For both countries, there are deep interests at stake. The immediate reason for the S-400 purchase stems from the earlier failure of Ankara and Washington to reach an agreement on the sale of U.S. Patriot missile systems to Turkey, which began pushing to acquire an air defense system in part to defend itself as it became more involved in Syrian civil war. But after Turkey balked at the terms of a Patriot deal, it invited other offers in a tender process, ultimately choosing the Russian system. The decision has left a lingering sense of mistrust between Turkey and the United States, fueling the former's desire to diversify its own arms suppliers.

But in and of itself, the S-400 is only part of the explanation for Turkey's behavior. For Ankara, the purchase would offer an upgrade on its relationship with Russia, whose cooperation is increasingly important to Ankara. More and more, that relationship matters on a security and strategic level, as Moscow's assent is crucial if Ankara is to accomplish its goals in Syria. Buying Russian arms also helps Turkey fulfill its long-term strategy to diversify arms supplies and benefit from technology transfers from partners other than the United States, considering their recurrent disagreements over policy and strategy. For Erdogan and his Justice and Development Party (AKP), buying the Russian system over the objections of the Americans also delights the nationalists and ultranationalists who make up a sizeable portion of their political base and who wish to see Turkey act more independently in pursuit of its national interests. 

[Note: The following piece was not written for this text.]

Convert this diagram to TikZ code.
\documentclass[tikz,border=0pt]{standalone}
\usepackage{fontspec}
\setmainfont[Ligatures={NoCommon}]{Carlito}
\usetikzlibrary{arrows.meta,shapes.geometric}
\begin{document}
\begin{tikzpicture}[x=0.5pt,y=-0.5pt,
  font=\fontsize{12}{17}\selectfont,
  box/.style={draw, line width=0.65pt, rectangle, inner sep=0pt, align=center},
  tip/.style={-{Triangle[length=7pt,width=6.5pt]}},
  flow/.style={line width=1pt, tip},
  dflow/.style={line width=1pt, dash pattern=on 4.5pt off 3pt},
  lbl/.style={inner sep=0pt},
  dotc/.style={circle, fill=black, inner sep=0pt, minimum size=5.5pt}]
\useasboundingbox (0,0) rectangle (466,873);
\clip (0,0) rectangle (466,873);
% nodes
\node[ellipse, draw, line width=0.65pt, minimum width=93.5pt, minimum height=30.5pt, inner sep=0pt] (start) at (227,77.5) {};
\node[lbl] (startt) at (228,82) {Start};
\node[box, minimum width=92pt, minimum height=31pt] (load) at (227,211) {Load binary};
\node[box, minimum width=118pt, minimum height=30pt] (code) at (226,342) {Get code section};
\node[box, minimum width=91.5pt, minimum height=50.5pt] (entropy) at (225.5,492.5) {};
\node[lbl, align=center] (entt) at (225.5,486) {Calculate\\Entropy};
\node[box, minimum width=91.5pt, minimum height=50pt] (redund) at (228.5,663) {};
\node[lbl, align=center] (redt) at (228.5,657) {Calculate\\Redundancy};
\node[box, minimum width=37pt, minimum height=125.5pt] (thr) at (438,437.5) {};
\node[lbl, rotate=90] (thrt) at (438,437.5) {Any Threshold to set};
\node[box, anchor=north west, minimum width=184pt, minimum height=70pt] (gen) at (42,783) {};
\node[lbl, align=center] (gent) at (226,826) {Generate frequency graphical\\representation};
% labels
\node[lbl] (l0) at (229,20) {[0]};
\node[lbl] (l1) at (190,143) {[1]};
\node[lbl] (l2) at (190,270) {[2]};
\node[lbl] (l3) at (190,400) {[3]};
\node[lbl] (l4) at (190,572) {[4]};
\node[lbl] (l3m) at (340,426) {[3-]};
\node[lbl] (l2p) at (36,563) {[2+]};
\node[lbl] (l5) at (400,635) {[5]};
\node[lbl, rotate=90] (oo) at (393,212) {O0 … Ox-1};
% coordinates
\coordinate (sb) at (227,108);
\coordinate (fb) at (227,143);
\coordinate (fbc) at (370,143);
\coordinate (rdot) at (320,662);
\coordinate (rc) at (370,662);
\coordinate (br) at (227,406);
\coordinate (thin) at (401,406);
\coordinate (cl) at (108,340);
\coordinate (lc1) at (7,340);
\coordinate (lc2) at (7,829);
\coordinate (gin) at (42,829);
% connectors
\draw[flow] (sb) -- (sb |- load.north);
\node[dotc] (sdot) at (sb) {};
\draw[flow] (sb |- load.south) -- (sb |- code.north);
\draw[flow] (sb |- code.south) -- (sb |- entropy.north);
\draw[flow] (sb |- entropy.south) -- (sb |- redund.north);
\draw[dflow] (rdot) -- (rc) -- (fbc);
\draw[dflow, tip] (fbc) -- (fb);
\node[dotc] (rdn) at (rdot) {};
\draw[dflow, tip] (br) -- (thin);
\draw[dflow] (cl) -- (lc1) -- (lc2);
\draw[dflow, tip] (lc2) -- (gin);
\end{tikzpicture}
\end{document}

For the United States, Turkey's S-400 purchase bears alarming strategic and military implications. A potentially expansive Russo-Turkish defense relationship would complicate America's alliance with Turkey, a longtime NATO partner. The United States is also worried that Turkey could use the S-400 system to scan the F-35s that are meant to fly Turkish skies — with the resulting intelligence making it into Russian hands. Turkey has argued that the S-400 system already picks up F-35s patrolling near Russia's Leningrad oblast around St. Petersburg, as well as in Syria, but that has failed to sway the United States. As a result, Washington is considering invoking CAATSA, ending Turkey's participation in the multinational F-35 development program and/or imposing sanctions through the Protecting NATO's Skies Act currently working its way through the U.S. Congress. 

While Turkey is well-aware of the economic consequences of its choice, domestic political considerations are propelling Ankara to override economic considerations and choose the Russian system.

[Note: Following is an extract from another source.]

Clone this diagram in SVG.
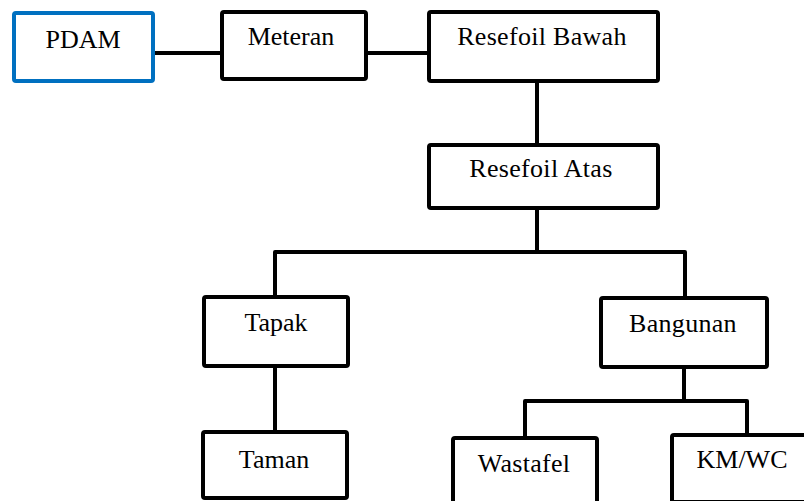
<svg xmlns="http://www.w3.org/2000/svg" width="804" height="501" viewBox="0 0 804 501">
<style>
.box{fill:#fff;stroke:#000;stroke-width:4;stroke-linejoin:round}
.blue{stroke:#0070C0}
.ln{fill:none;stroke:#000;stroke-width:4;stroke-linejoin:round}
text{font-family:'Liberation Serif','Times New Roman',serif;font-size:26px;fill:#000;text-anchor:middle}
</style>
<rect width="804" height="501" fill="#fff"/>
<g id="connectors">
<path class="ln" d="M153 53H222"/>
<path class="ln" d="M366 53H430"/>
<path class="ln" d="M537 82V145"/>
<path class="ln" d="M537 208V252"/>
<path class="ln" d="M275 297V252H685V297"/>
<path class="ln" d="M275 366V432"/>
<path class="ln" d="M684 367V401"/>
<path class="ln" d="M525 438V401H747V435"/>
</g>
<g id="pdam"><rect class="box blue" x="14" y="13" width="139" height="68" rx="2"/><text x="83" y="48">PDAM</text></g>
<g id="meteran"><rect class="box" x="222" y="12" width="144" height="67" rx="2"/><text x="291" y="45">Meteran</text></g>
<g id="resefoil-bawah"><rect class="box" x="429" y="12" width="229" height="69" rx="2"/><text x="542" y="45" letter-spacing="0.3">Resefoil Bawah</text></g>
<g id="resefoil-atas"><rect class="box" x="429" y="145" width="229" height="63" rx="2"/><text x="541" y="177" letter-spacing="0.3">Resefoil Atas</text></g>
<g id="tapak"><rect class="box" x="204" y="297" width="144" height="69" rx="2"/><text x="276" y="331">Tapak</text></g>
<g id="bangunan"><rect class="box" x="601" y="298" width="166" height="69" rx="2"/><text x="683" y="332" letter-spacing="0.3">Bangunan</text></g>
<g id="taman"><rect class="box" x="203" y="432" width="144" height="66" rx="2"/><text x="274" y="468">Taman</text></g>
<g id="wastafel"><rect class="box" x="453" y="438" width="144" height="80" rx="2"/><text x="524" y="472" letter-spacing="0.3">Wastafel</text></g>
<g id="kmwc"><rect class="box" x="672" y="435" width="160" height="67" rx="2"/><text x="742" y="468">KM/WC</text></g>
</svg>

These interests have produced a clash between the two allies: Turkey does not want to appear to have backed down from its long-sought deal, while many in the United States beyond just Trump — such as in Congress — wish to pursue a confrontation with Turkey over the S-400.

Ankara Plays to the Gallery

Turkey thus finds itself in a position in which it must decide if it will, in some fashion, back away from the S-400 deal, or accept the possible economic damage of sanctions and its eventual ejection from the F-35 program. But while Turkey is well aware of the economic consequences of its choice, domestic political considerations are propelling Ankara to override economics and choose the Russian system.

Erdogan has accumulated domestic clout by stoking nationalism through his frequent challenges to the ostensible Western imperialist pressure against his country. At present, Erdogan is calculating that the U.S. threats are a bluff, driving him to choose a path that bolsters the government's popularity. But the fragile state of Turkey's economy does pose the question of whether such political brinkmanship is worth it for Ankara. The country's economy dipped into a recession during the last quarter of 2018, while growth also slowed in the second half of last year. During this time, Turkey has earned more revenue from exports — but only because the lira is so weak that the country's goods are much cheaper. Over the next year, the Turkish private sector must pay back close to $140 billion in debt, while domestic consumption has slowed. But the five-year gap until the next scheduled elections in 2023 also forms part of Ankara's calculations regarding economic risk, as Erdogan believes he has time to stabilize the economy — even if the United States imposes sanctions that cause foreign investors to flee or further depress the lira's value.

In terms of defense, Turkey aims to reach self-sufficiency by 2023 — the centenary of national independence; at present, it classifies itself as 70 percent independent in the sector. The defense industry has posted impressive growth figures in recent years, raising exports by 64 percent year on year this January and surpassing $2 billion in exports for the first time ever in 2018. These figures notwithstanding, Turkey might be willing to sacrifice the success of its arms industry on the grounds that CAATSA sanctions — which would target only the defense sector — won't otherwise damage the country's wider economy. After all, the country's defense sector constitutes less than 1 percent of the Turkish economy and employs just 30,000 people in a labor market of 31 million. And according to the latest leaks on potential CAATSA sanctions, U.S. authorities could deny three Turkish defense companies access to the U.S. financial system — a restriction that would naturally hit the companies in question, but not necessarily hurt the rest of the economy.

There is, ultimately, no guarantee that even major U.S. economic pressure will force Turkey to make a compromise on the matter.

Nevertheless, U.S. sanctions would have a real impact on Turkey. For one, such measures would represent a political disappointment for the country's leaders, who have pinned part of their narrative of a Turkish resurgence on the success of a robust defense industry. Furthermore, it would deal a personal blow to Erdogan, who has promised growth in the sector. And it would also be a setback to Turkey's own security, as it would slow the country's drive for self-sufficiency by hindering the formation of a well-developed defense sector through cooperation with the United States. And Turkey's departure from the F-35 program could cause it to lose out on $10 billion to $30 billion in export revenue from its defense products.

In the event that the United States retaliates against Turkey, the latter's economic problems may overwhelm Ankara's commitment to the S-400 deal and pave the way for more substantial negotiations on the issue. As part of a compromise, for instance, Turkey could mothball the S-400 system or donate it to a regional ally, like Azerbaijan. But there is, ultimately, no guarantee that even major U.S. economic pressure will force a compromise, meaning the S-400 debate may sour U.S.-Turkish relations for years to come.